Aim: Please print the lines between the one with "Recreate this image as a Python script that uses matplotlib." and the one with "fig = plt.figure(figsize=(W", both ends included, exactly as written, with no pictures.
┄┄┄┄┄┄┄┄┄┄
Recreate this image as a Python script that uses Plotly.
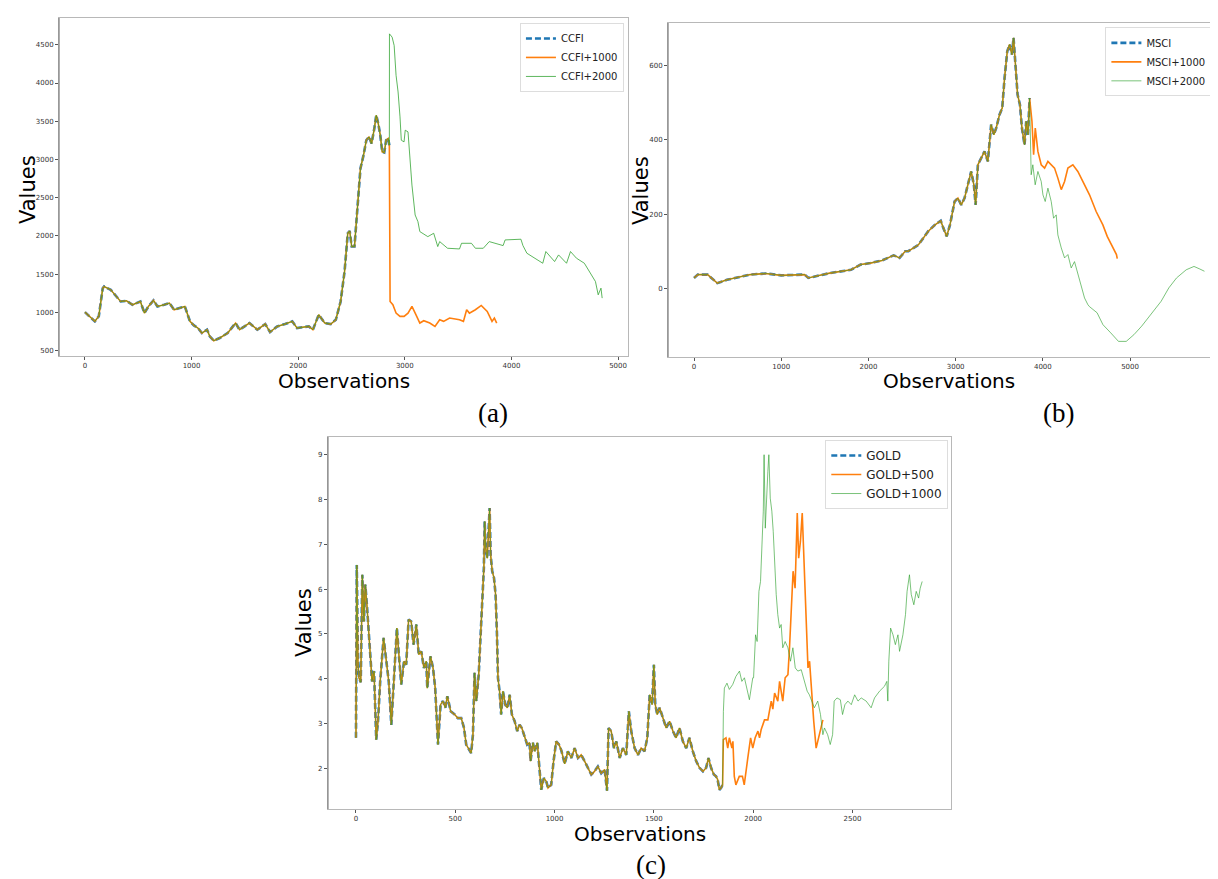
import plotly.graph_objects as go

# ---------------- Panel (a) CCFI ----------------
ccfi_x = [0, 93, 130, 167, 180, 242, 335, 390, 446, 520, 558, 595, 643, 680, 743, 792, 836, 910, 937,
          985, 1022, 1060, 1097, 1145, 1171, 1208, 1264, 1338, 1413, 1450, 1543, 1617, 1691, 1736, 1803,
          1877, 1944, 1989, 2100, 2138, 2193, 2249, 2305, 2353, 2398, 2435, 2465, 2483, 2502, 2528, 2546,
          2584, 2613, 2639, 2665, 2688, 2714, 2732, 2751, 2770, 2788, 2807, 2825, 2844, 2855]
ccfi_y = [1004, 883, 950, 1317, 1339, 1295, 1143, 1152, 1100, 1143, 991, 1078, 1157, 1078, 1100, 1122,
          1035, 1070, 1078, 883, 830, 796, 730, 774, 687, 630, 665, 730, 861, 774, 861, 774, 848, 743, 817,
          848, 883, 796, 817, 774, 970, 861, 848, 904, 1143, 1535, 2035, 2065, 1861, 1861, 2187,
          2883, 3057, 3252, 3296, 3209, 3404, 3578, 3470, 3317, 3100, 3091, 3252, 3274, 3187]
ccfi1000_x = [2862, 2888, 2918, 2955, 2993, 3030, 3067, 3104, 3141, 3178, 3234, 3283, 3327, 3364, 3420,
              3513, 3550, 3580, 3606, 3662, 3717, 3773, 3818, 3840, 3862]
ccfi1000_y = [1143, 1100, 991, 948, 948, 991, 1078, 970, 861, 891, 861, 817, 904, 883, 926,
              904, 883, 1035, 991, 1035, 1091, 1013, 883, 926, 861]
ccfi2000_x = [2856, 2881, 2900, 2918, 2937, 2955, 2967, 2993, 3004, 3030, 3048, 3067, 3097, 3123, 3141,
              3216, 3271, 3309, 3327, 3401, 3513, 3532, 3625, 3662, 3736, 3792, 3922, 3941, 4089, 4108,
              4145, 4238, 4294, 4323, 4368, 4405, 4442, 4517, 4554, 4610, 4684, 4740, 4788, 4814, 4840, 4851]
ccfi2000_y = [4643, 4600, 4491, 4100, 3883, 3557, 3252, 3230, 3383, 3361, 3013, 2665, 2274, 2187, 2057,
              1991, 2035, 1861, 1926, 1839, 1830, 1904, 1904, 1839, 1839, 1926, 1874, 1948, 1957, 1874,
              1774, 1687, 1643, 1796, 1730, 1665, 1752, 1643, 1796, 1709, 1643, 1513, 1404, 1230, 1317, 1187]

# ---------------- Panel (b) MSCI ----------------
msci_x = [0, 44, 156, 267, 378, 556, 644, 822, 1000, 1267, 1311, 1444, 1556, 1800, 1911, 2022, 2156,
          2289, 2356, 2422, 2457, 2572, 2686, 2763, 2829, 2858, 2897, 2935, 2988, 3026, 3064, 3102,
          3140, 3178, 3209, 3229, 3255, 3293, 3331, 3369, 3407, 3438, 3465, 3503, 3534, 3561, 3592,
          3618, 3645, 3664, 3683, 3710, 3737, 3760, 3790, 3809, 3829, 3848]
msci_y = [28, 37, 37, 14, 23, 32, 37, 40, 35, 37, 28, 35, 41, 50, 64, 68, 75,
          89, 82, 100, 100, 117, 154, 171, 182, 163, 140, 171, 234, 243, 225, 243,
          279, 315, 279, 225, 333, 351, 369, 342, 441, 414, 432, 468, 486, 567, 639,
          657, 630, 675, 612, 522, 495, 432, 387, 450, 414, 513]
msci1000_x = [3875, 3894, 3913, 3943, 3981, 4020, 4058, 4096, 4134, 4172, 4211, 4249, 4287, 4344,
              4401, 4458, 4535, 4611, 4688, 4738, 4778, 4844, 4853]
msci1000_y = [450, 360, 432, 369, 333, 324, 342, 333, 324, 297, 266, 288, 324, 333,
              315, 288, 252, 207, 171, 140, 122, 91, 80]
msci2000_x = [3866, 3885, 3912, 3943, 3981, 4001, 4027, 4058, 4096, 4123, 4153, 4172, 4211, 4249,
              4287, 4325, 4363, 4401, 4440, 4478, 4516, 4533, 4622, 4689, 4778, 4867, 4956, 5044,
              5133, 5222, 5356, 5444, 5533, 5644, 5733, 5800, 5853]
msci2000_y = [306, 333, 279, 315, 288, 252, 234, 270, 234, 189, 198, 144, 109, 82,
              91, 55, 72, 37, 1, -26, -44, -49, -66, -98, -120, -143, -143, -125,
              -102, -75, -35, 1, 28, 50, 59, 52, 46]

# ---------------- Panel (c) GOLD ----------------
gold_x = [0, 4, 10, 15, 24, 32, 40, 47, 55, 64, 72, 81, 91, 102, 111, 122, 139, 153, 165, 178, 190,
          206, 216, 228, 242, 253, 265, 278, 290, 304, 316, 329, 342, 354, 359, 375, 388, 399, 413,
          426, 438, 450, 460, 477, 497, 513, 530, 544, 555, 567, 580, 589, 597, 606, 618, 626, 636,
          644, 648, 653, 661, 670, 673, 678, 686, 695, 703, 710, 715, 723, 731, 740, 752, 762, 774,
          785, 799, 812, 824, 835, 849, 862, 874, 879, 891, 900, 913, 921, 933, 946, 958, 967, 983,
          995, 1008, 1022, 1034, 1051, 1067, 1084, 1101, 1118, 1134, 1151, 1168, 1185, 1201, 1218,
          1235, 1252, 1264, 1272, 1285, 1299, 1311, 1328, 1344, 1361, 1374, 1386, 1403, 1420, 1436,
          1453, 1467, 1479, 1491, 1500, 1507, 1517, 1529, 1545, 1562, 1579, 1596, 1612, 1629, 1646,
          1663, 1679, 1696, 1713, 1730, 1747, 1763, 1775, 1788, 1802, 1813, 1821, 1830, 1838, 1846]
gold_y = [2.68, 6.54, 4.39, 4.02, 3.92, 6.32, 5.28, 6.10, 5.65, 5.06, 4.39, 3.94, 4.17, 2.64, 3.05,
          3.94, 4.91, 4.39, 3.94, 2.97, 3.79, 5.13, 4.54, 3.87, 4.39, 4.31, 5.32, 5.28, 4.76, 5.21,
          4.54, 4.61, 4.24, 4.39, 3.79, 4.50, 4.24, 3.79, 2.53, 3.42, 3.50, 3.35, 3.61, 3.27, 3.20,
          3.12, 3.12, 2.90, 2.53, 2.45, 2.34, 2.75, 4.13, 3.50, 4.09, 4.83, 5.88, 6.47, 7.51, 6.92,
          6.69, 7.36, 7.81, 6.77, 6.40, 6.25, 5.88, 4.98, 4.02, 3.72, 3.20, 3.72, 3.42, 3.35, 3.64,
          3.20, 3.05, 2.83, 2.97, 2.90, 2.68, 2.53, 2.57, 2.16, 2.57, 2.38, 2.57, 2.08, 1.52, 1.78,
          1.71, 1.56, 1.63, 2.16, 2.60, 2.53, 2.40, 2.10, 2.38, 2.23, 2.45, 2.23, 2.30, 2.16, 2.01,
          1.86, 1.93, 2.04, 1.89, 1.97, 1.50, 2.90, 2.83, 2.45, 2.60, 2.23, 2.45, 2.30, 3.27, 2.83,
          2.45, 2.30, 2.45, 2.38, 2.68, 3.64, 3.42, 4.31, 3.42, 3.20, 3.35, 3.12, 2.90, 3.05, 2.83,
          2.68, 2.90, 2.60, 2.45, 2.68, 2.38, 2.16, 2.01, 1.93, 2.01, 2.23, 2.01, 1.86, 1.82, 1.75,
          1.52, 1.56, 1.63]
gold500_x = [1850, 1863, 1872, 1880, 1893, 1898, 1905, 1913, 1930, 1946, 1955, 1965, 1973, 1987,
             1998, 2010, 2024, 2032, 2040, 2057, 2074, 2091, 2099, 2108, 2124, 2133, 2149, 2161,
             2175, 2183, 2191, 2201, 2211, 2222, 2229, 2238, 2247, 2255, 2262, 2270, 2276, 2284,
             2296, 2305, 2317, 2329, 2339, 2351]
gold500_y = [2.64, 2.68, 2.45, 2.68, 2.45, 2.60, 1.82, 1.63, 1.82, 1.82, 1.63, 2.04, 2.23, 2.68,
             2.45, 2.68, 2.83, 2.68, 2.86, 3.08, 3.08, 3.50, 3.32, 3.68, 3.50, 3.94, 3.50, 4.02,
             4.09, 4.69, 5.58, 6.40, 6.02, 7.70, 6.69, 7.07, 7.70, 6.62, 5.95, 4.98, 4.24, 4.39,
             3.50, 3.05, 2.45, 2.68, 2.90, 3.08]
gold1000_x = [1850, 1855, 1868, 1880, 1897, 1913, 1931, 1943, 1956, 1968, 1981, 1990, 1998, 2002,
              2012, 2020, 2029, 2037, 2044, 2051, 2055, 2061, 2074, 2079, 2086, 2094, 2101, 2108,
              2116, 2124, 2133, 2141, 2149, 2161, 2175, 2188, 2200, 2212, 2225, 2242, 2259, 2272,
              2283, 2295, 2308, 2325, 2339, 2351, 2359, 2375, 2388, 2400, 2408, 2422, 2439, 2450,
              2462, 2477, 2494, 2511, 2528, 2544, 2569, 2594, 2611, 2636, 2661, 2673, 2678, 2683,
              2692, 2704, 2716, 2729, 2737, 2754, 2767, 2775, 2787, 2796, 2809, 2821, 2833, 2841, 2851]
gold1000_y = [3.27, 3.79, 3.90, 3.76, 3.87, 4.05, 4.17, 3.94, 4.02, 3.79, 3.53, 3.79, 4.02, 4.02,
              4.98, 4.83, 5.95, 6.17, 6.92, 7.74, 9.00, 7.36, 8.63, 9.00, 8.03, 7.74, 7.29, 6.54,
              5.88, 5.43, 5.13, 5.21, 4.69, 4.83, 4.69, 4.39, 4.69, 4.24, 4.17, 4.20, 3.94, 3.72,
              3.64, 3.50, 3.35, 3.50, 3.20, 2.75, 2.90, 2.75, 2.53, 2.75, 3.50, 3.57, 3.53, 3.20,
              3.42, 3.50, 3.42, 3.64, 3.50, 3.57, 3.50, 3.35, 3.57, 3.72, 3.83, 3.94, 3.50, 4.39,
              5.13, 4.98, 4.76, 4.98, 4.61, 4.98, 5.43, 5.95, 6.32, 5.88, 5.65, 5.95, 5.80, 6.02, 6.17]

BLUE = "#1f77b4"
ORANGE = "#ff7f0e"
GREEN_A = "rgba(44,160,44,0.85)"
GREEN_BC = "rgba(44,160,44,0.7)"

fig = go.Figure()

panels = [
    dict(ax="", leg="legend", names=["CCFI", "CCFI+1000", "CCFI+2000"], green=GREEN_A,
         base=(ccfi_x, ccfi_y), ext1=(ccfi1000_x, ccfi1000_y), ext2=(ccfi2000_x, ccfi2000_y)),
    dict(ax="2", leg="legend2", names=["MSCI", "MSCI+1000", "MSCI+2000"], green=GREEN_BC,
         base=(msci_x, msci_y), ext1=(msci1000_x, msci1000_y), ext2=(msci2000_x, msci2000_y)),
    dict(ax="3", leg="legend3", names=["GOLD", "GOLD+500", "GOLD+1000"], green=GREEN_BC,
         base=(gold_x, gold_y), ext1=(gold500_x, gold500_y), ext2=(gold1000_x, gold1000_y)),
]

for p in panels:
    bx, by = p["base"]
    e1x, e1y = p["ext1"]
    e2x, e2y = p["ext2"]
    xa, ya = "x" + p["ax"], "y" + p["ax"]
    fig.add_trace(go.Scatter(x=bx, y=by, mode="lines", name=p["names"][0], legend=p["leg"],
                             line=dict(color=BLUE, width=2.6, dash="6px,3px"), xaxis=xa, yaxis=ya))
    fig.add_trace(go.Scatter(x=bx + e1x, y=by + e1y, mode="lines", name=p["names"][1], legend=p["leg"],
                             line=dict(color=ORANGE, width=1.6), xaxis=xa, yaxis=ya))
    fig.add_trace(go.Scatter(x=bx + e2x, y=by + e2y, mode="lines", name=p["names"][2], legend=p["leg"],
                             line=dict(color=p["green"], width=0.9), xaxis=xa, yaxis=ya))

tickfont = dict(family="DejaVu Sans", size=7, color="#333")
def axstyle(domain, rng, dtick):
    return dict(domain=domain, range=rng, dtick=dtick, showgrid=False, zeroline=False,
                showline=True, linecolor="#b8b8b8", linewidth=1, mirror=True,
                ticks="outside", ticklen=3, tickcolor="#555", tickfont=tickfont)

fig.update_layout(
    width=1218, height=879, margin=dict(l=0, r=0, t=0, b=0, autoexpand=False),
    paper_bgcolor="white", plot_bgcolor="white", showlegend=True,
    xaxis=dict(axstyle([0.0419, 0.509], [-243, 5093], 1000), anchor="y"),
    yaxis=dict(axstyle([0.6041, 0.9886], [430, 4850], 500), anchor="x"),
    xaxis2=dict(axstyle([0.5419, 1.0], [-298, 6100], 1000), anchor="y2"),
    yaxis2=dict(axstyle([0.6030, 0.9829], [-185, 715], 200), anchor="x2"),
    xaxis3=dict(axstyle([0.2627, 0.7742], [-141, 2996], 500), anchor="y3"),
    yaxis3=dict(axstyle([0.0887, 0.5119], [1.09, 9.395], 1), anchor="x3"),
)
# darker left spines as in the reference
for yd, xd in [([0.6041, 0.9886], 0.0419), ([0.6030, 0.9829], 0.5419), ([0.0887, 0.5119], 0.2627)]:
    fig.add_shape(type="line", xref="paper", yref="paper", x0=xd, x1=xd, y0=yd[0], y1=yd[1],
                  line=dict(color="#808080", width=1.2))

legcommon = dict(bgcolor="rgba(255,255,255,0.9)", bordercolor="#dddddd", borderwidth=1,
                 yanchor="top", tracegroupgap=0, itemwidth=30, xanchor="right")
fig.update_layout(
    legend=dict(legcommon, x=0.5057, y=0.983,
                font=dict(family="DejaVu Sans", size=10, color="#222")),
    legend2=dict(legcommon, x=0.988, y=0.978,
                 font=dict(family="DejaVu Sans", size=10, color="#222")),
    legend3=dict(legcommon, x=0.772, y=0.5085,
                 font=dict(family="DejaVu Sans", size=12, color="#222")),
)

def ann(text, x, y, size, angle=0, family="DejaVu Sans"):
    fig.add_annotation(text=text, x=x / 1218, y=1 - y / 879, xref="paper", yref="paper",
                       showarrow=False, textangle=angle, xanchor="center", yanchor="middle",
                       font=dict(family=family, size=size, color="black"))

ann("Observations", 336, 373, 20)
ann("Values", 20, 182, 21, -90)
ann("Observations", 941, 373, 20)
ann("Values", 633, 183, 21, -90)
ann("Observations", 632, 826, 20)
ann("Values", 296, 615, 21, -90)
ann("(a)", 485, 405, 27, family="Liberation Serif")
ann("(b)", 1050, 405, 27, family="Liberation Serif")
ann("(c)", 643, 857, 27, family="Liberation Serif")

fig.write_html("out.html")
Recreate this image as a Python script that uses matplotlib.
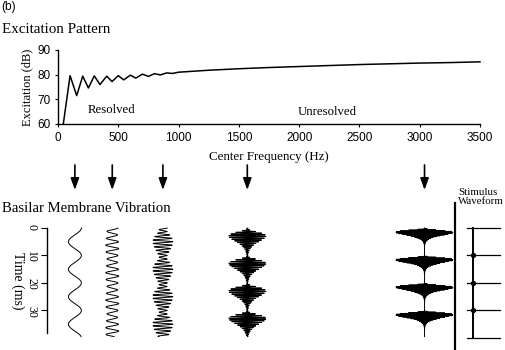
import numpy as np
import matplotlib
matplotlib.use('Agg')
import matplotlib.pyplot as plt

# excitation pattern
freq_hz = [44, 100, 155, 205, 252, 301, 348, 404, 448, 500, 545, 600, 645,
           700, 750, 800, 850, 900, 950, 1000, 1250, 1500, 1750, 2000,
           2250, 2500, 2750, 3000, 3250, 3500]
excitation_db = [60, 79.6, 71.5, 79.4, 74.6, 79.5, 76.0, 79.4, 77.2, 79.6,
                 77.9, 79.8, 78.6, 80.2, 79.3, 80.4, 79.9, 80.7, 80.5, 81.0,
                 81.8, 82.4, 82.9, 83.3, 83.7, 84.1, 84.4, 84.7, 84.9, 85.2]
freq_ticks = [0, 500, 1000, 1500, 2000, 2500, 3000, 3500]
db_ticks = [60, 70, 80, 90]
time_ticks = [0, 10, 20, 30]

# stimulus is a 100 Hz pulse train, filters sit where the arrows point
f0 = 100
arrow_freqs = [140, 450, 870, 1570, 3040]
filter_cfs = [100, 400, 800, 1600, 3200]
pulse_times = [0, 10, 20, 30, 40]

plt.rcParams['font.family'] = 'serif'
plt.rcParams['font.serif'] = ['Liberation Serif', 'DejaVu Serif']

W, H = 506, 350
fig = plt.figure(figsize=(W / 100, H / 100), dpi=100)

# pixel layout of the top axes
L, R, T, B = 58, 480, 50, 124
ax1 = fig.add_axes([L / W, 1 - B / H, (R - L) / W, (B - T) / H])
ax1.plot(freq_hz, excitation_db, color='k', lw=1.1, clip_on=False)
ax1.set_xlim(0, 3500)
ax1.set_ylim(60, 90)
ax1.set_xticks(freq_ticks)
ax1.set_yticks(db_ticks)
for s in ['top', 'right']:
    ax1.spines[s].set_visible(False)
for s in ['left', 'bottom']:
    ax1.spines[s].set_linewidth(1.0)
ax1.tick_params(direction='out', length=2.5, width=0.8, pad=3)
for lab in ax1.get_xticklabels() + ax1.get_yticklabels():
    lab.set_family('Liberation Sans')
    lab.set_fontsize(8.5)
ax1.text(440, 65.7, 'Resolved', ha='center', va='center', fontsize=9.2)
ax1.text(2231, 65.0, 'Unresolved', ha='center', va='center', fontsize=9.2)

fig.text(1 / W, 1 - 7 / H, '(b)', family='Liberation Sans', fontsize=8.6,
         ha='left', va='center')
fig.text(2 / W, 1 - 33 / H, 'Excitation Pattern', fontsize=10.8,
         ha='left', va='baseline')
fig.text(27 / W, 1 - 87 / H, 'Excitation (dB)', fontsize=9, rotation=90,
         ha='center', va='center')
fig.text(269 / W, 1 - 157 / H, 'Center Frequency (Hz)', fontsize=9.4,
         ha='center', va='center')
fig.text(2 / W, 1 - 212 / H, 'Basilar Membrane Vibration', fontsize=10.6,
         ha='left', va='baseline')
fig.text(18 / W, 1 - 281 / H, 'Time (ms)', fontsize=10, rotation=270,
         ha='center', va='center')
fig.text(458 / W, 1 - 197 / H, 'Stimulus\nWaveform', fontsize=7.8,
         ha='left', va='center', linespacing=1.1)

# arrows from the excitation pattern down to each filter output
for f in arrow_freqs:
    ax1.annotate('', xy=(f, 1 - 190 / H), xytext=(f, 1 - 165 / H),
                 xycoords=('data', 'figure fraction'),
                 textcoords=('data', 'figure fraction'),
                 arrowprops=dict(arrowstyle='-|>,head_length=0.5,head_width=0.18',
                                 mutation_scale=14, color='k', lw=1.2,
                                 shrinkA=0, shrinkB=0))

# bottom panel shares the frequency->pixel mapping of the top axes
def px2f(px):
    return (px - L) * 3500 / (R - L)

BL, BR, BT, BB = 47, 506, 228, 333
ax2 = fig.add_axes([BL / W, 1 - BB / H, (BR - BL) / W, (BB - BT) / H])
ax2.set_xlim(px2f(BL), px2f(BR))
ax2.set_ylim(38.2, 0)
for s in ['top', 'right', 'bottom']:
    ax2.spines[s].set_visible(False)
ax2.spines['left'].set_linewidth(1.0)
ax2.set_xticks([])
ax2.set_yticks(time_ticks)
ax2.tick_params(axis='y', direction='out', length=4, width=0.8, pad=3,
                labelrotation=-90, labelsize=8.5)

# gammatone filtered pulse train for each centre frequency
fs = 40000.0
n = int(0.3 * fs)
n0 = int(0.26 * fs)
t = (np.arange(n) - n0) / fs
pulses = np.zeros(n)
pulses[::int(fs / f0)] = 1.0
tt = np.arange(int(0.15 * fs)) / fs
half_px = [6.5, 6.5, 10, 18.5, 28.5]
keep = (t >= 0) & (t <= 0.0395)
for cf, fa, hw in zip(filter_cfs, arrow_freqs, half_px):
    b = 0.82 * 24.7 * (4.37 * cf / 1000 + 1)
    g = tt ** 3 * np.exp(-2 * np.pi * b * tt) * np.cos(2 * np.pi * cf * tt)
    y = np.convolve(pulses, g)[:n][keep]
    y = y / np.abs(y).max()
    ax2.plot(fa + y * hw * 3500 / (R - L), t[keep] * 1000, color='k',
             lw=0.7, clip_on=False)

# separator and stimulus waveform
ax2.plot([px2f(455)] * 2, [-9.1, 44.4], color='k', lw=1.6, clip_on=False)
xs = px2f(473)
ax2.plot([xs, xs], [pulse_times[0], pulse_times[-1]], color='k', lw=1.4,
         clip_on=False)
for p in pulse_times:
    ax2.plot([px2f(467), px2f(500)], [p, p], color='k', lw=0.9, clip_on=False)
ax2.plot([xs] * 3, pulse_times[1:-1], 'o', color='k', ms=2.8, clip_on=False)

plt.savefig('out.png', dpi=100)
┄┄┄┄┄┄┄┄┄┄
Task solution:
Recreate this image as a Python script that uses matplotlib.
import numpy as np
import matplotlib
matplotlib.use('Agg')
import matplotlib.pyplot as plt

# excitation pattern
freq_hz = [44, 100, 155, 205, 252, 301, 348, 404, 448, 500, 545, 600, 645,
           700, 750, 800, 850, 900, 950, 1000, 1250, 1500, 1750, 2000,
           2250, 2500, 2750, 3000, 3250, 3500]
excitation_db = [60, 79.6, 71.5, 79.4, 74.6, 79.5, 76.0, 79.4, 77.2, 79.6,
                 77.9, 79.8, 78.6, 80.2, 79.3, 80.4, 79.9, 80.7, 80.5, 81.0,
                 81.8, 82.4, 82.9, 83.3, 83.7, 84.1, 84.4, 84.7, 84.9, 85.2]
freq_ticks = [0, 500, 1000, 1500, 2000, 2500, 3000, 3500]
db_ticks = [60, 70, 80, 90]
time_ticks = [0, 10, 20, 30]

# stimulus is a 100 Hz pulse train, filters sit where the arrows point
f0 = 100
arrow_freqs = [140, 450, 870, 1570, 3040]
filter_cfs = [100, 400, 800, 1600, 3200]
pulse_times = [0, 10, 20, 30, 40]

plt.rcParams['font.family'] = 'serif'
plt.rcParams['font.serif'] = ['Liberation Serif', 'DejaVu Serif']

W, H = 506, 350
fig = plt.figure(figsize=(W / 100, H / 100), dpi=100)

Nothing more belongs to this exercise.